### TASK STATEMENT
Leave out any pictures and transcribe all other data below exactly.

### RECORDED DATA
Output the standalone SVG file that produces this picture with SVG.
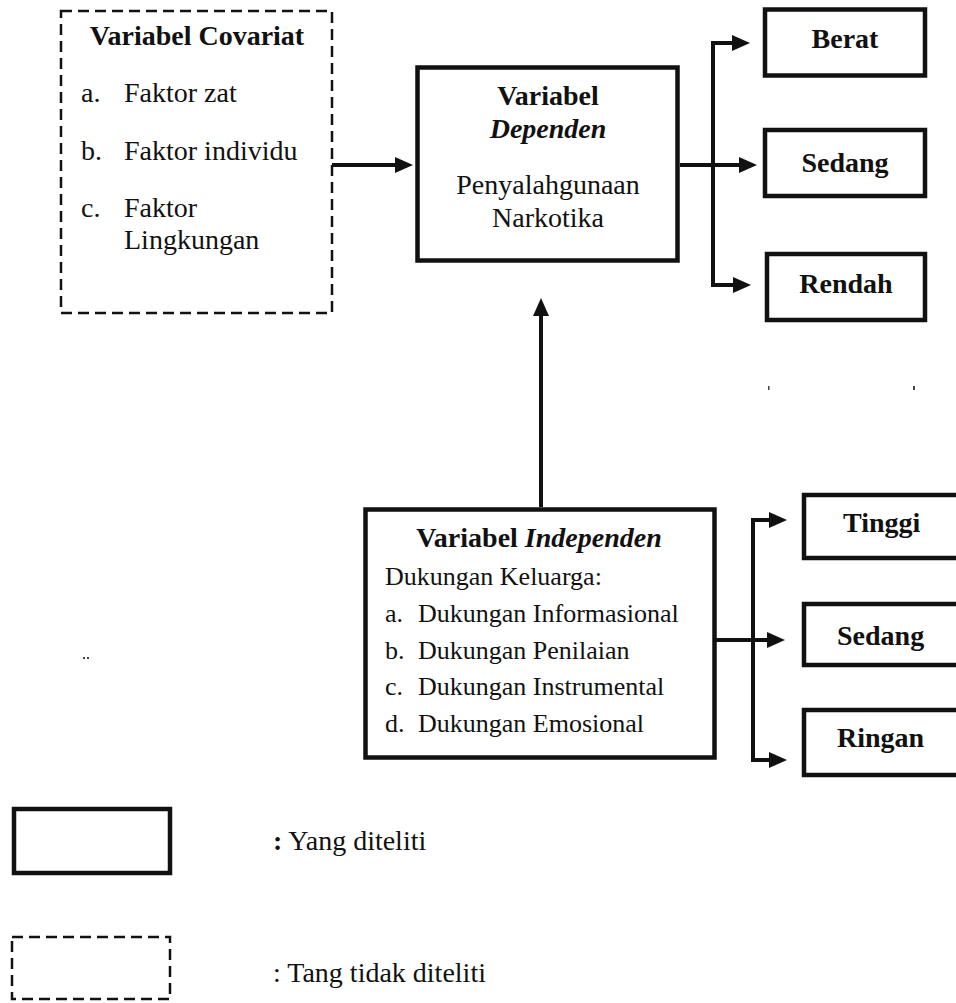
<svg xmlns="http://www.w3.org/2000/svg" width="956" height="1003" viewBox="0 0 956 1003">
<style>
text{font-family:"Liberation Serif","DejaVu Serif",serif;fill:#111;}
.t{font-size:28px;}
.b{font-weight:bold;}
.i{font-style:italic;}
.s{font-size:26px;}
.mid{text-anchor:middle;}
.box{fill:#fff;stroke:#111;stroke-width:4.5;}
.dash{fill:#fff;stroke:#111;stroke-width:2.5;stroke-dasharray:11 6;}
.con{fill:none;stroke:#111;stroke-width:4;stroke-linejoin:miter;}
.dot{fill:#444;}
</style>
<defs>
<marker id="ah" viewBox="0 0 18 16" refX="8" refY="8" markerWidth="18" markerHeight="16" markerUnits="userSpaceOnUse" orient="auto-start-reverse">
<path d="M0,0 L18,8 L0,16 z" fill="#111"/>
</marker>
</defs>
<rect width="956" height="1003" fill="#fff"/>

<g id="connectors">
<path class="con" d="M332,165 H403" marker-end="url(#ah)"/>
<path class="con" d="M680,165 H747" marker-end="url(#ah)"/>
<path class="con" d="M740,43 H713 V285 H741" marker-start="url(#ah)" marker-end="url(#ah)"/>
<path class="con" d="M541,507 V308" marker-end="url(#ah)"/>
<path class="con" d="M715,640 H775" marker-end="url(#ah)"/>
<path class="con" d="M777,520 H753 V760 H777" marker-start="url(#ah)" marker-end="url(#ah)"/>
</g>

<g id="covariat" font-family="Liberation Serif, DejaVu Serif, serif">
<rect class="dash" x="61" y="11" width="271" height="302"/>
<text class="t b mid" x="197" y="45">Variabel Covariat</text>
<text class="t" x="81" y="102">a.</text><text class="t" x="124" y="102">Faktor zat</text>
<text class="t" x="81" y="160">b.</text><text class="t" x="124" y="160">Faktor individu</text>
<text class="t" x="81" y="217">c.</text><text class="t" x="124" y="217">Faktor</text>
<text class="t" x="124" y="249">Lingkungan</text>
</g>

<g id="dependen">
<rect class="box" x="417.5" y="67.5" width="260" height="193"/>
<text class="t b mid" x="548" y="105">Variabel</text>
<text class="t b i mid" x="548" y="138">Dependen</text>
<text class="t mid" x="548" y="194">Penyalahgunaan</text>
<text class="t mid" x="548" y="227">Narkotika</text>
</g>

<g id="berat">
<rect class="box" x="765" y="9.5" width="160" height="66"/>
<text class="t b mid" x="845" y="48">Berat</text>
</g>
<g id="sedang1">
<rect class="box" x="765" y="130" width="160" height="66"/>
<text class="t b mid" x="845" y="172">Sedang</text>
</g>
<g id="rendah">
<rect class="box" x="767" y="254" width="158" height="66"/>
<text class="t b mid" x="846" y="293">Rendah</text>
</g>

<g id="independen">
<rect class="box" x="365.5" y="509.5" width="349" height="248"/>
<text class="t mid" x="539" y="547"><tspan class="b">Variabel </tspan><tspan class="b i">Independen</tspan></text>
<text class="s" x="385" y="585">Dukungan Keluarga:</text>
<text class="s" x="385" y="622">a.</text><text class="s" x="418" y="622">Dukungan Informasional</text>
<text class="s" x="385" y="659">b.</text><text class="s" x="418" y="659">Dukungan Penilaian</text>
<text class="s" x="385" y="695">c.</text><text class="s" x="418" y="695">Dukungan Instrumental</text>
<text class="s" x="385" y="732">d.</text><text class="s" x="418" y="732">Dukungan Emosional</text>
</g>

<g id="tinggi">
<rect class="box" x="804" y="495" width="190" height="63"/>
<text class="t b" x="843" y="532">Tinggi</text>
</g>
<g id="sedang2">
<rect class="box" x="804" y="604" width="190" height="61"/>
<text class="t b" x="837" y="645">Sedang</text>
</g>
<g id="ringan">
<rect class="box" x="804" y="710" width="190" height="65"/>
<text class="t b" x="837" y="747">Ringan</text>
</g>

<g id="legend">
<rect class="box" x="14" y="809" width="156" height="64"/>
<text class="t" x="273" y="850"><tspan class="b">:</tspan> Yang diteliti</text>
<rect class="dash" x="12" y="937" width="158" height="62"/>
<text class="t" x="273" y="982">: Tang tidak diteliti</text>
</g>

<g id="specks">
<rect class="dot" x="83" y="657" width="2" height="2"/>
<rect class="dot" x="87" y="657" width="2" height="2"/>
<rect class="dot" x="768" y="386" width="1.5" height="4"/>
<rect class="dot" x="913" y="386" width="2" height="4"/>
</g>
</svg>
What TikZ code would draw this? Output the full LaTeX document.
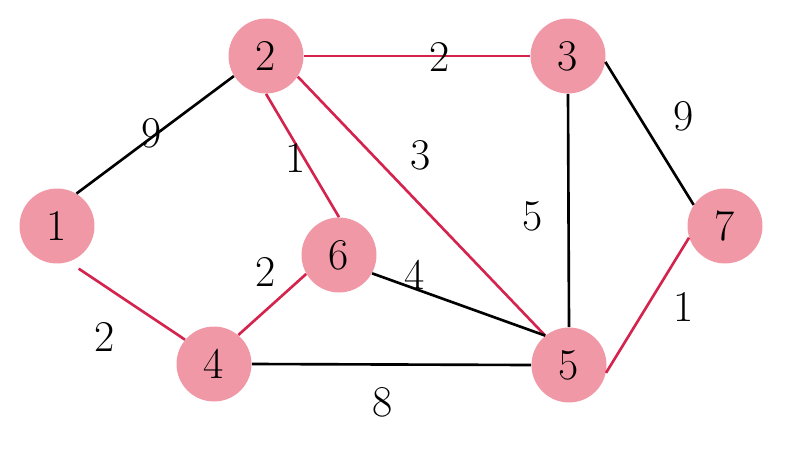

### SOLUTION TO THIS TASK
Output the standalone SVG file that produces this picture with SVG.
<svg xmlns="http://www.w3.org/2000/svg" width="956" height="1003" viewBox="0 0 956 1003">
<style>
text{font-family:"Liberation Serif","DejaVu Serif",serif;fill:#111;}
.t{font-size:28px;}
.b{font-weight:bold;}
.i{font-style:italic;}
.s{font-size:26px;}
.mid{text-anchor:middle;}
.box{fill:#fff;stroke:#111;stroke-width:4.5;}
.dash{fill:#fff;stroke:#111;stroke-width:2.5;stroke-dasharray:11 6;}
.con{fill:none;stroke:#111;stroke-width:4;stroke-linejoin:miter;}
.dot{fill:#444;}
</style>
<defs>
<marker id="ah" viewBox="0 0 18 16" refX="8" refY="8" markerWidth="18" markerHeight="16" markerUnits="userSpaceOnUse" orient="auto-start-reverse">
<path d="M0,0 L18,8 L0,16 z" fill="#111"/>
</marker>
</defs>
<rect width="956" height="1003" fill="#fff"/>

<g id="connectors">
<path class="con" d="M332,165 H403" marker-end="url(#ah)"/>
<path class="con" d="M680,165 H747" marker-end="url(#ah)"/>
<path class="con" d="M740,43 H713 V285 H741" marker-start="url(#ah)" marker-end="url(#ah)"/>
<path class="con" d="M541,507 V308" marker-end="url(#ah)"/>
<path class="con" d="M715,640 H775" marker-end="url(#ah)"/>
<path class="con" d="M777,520 H753 V760 H777" marker-start="url(#ah)" marker-end="url(#ah)"/>
</g>

<g id="covariat" font-family="Liberation Serif, DejaVu Serif, serif">
<rect class="dash" x="61" y="11" width="271" height="302"/>
<text class="t b mid" x="197" y="45">Variabel Covariat</text>
<text class="t" x="81" y="102">a.</text><text class="t" x="124" y="102">Faktor zat</text>
<text class="t" x="81" y="160">b.</text><text class="t" x="124" y="160">Faktor individu</text>
<text class="t" x="81" y="217">c.</text><text class="t" x="124" y="217">Faktor</text>
<text class="t" x="124" y="249">Lingkungan</text>
</g>

<g id="dependen">
<rect class="box" x="417.5" y="67.5" width="260" height="193"/>
<text class="t b mid" x="548" y="105">Variabel</text>
<text class="t b i mid" x="548" y="138">Dependen</text>
<text class="t mid" x="548" y="194">Penyalahgunaan</text>
<text class="t mid" x="548" y="227">Narkotika</text>
</g>

<g id="berat">
<rect class="box" x="765" y="9.5" width="160" height="66"/>
<text class="t b mid" x="845" y="48">Berat</text>
</g>
<g id="sedang1">
<rect class="box" x="765" y="130" width="160" height="66"/>
<text class="t b mid" x="845" y="172">Sedang</text>
</g>
<g id="rendah">
<rect class="box" x="767" y="254" width="158" height="66"/>
<text class="t b mid" x="846" y="293">Rendah</text>
</g>

<g id="independen">
<rect class="box" x="365.5" y="509.5" width="349" height="248"/>
<text class="t mid" x="539" y="547"><tspan class="b">Variabel </tspan><tspan class="b i">Independen</tspan></text>
<text class="s" x="385" y="585">Dukungan Keluarga:</text>
<text class="s" x="385" y="622">a.</text><text class="s" x="418" y="622">Dukungan Informasional</text>
<text class="s" x="385" y="659">b.</text><text class="s" x="418" y="659">Dukungan Penilaian</text>
<text class="s" x="385" y="695">c.</text><text class="s" x="418" y="695">Dukungan Instrumental</text>
<text class="s" x="385" y="732">d.</text><text class="s" x="418" y="732">Dukungan Emosional</text>
</g>

<g id="tinggi">
<rect class="box" x="804" y="495" width="190" height="63"/>
<text class="t b" x="843" y="532">Tinggi</text>
</g>
<g id="sedang2">
<rect class="box" x="804" y="604" width="190" height="61"/>
<text class="t b" x="837" y="645">Sedang</text>
</g>
<g id="ringan">
<rect class="box" x="804" y="710" width="190" height="65"/>
<text class="t b" x="837" y="747">Ringan</text>
</g>

<g id="legend">
<rect class="box" x="14" y="809" width="156" height="64"/>
<text class="t" x="273" y="850"><tspan class="b">:</tspan> Yang diteliti</text>
<rect class="dash" x="12" y="937" width="158" height="62"/>
<text class="t" x="273" y="982">: Tang tidak diteliti</text>
</g>

<g id="specks">
<rect class="dot" x="83" y="657" width="2" height="2"/>
<rect class="dot" x="87" y="657" width="2" height="2"/>
<rect class="dot" x="768" y="386" width="1.5" height="4"/>
<rect class="dot" x="913" y="386" width="2" height="4"/>
</g>
</svg>
What TikZ code would draw this? Output the full LaTeX document.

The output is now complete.